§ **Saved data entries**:
-- START --

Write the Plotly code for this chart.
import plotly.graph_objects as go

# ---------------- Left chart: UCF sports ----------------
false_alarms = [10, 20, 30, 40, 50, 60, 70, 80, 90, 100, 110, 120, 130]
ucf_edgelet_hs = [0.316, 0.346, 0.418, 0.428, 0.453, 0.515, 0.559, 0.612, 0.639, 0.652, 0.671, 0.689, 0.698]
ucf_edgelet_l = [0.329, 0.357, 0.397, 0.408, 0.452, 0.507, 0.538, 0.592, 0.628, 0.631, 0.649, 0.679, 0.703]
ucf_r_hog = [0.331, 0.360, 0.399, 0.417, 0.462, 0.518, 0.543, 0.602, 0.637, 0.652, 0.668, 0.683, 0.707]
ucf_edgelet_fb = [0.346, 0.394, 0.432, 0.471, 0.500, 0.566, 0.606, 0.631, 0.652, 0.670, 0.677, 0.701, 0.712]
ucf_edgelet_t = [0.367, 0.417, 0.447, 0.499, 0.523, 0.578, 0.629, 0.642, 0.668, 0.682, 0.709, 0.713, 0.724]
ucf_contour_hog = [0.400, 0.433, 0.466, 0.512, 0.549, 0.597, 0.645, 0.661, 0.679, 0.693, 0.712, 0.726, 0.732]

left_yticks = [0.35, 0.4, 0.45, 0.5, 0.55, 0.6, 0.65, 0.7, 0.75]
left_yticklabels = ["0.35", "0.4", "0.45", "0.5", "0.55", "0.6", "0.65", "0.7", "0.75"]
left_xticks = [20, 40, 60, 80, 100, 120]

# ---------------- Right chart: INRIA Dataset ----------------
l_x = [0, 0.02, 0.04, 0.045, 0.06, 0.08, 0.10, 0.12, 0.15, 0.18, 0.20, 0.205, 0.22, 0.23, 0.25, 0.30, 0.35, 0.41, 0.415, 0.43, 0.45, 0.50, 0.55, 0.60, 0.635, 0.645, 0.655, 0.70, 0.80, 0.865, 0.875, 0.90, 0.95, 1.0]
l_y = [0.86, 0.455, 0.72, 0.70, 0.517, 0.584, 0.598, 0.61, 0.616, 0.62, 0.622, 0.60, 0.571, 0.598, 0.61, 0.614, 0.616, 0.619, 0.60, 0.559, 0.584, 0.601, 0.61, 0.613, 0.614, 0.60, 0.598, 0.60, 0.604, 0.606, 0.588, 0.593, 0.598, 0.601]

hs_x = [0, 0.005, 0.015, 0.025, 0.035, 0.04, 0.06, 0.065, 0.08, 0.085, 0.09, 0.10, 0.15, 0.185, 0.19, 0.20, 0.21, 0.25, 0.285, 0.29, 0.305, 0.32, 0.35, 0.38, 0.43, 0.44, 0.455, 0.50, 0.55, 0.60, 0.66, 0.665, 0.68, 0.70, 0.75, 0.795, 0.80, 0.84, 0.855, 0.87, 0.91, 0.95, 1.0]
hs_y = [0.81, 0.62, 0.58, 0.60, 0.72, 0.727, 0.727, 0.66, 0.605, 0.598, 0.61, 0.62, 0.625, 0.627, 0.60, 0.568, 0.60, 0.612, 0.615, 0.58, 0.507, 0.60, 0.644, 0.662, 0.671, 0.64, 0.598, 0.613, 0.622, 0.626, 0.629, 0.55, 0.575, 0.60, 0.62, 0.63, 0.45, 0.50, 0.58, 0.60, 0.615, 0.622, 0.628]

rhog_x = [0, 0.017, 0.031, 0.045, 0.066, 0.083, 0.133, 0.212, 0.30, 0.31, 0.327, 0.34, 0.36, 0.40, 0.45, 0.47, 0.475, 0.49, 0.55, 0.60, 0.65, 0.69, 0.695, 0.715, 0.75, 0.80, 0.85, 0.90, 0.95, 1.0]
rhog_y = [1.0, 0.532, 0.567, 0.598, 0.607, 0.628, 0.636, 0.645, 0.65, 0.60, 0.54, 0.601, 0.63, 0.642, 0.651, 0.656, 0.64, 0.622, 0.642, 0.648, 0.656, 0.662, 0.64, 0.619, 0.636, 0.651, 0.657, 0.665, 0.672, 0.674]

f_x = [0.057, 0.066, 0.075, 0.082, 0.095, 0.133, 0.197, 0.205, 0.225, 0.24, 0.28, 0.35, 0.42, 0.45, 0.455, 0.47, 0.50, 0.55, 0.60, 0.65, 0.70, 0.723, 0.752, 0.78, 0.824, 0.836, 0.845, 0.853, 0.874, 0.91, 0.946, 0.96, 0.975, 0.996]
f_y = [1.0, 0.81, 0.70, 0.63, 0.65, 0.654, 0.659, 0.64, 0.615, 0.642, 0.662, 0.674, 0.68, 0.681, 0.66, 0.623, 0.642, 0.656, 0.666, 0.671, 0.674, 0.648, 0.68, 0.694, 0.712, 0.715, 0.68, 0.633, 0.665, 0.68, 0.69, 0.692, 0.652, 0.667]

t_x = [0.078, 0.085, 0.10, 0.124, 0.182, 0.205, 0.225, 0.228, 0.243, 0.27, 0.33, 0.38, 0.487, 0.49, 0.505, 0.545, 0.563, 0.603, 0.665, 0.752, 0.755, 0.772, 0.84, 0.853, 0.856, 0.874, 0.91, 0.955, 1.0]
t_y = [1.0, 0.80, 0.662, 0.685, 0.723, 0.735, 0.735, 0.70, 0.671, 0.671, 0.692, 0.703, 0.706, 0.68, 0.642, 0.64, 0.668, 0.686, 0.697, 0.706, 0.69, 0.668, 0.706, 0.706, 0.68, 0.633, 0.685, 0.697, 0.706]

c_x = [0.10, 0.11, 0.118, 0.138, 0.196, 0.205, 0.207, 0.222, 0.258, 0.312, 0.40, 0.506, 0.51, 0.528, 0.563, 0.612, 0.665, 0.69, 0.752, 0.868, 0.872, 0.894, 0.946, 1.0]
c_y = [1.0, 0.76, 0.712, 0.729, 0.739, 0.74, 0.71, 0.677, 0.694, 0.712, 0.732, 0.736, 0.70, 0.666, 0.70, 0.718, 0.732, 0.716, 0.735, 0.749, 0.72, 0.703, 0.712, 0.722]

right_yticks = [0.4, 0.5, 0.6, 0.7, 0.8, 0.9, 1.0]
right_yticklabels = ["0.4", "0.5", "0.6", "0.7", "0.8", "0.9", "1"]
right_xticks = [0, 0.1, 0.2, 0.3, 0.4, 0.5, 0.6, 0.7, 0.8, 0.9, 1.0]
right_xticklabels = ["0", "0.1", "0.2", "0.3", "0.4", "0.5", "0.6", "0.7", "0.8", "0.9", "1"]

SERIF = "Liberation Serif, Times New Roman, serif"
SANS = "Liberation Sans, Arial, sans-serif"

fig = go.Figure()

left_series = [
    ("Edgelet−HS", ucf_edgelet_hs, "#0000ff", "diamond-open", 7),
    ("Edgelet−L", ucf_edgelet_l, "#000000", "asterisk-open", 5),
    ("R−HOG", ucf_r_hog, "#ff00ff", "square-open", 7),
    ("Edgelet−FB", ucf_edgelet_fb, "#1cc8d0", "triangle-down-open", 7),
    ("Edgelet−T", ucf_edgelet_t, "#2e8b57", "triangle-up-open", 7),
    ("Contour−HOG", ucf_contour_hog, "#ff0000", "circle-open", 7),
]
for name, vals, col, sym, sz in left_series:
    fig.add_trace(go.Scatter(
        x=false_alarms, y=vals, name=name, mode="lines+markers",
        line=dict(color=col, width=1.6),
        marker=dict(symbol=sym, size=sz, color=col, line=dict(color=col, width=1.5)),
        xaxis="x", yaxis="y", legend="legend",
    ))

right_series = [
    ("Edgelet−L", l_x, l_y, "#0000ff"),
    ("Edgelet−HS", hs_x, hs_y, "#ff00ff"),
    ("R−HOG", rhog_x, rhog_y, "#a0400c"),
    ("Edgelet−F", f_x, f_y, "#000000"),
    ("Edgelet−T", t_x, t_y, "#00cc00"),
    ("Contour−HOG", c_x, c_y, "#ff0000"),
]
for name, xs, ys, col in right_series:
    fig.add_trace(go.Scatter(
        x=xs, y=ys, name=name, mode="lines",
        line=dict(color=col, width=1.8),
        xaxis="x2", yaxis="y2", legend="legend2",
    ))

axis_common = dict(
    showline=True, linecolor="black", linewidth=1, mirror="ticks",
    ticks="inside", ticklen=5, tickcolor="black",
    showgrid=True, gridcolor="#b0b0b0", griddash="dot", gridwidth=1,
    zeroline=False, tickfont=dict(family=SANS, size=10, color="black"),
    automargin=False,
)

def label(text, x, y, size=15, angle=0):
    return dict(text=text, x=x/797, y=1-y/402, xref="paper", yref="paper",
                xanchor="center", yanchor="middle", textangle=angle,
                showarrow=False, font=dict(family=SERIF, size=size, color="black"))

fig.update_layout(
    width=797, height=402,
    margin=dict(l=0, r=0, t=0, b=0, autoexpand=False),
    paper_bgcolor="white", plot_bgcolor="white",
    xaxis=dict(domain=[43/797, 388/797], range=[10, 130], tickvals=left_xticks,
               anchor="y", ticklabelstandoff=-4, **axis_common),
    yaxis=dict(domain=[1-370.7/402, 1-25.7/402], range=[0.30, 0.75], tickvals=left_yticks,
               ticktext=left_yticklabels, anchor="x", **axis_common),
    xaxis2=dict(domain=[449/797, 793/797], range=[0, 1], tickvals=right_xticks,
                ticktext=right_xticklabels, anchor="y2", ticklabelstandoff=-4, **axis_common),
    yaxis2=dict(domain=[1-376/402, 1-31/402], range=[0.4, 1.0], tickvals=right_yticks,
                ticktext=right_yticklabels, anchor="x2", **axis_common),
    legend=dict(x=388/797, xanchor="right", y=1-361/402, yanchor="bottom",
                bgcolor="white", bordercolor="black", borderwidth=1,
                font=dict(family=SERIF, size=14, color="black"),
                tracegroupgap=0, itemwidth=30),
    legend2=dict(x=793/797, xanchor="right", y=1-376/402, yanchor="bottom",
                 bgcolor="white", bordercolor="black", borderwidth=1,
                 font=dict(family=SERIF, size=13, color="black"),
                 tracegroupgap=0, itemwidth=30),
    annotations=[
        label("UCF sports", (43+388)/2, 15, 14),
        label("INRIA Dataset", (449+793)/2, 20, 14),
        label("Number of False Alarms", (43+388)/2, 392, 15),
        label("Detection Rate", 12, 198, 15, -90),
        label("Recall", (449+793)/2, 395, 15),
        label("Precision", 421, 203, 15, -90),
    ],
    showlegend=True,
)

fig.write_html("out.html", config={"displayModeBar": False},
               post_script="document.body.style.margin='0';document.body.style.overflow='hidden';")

-- END --
-- START --

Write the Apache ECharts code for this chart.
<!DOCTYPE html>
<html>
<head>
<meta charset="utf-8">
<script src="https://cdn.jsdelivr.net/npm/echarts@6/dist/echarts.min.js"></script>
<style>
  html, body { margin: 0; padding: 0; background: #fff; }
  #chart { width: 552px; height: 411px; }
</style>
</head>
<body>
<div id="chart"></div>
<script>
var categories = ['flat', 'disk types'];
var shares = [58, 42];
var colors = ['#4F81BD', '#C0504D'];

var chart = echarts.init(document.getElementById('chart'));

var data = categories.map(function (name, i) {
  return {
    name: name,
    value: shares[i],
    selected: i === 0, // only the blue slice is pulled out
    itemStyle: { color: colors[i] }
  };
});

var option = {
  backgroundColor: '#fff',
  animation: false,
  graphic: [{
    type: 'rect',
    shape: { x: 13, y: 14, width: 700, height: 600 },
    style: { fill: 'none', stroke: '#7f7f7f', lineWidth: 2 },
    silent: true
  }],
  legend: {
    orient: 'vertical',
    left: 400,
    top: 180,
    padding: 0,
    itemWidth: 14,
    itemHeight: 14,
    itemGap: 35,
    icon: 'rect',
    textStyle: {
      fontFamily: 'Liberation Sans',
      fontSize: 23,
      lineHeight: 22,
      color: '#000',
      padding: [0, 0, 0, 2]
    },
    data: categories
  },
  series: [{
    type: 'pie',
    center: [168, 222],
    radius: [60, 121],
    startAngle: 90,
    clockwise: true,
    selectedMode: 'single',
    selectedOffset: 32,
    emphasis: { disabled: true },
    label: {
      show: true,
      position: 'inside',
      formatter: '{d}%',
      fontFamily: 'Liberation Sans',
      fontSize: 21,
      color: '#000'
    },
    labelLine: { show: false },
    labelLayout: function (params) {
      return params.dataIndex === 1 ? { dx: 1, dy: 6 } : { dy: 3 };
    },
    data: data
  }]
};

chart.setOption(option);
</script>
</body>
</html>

-- END --

§ **Aim**: Nothing but the lines from the one with "Write the Plotly code for this chart." through the one with "import plotly.graph_objects as go" should be repeated, and each exactly.

§ **Result below**:
Write the Plotly code for this chart.
import plotly.graph_objects as go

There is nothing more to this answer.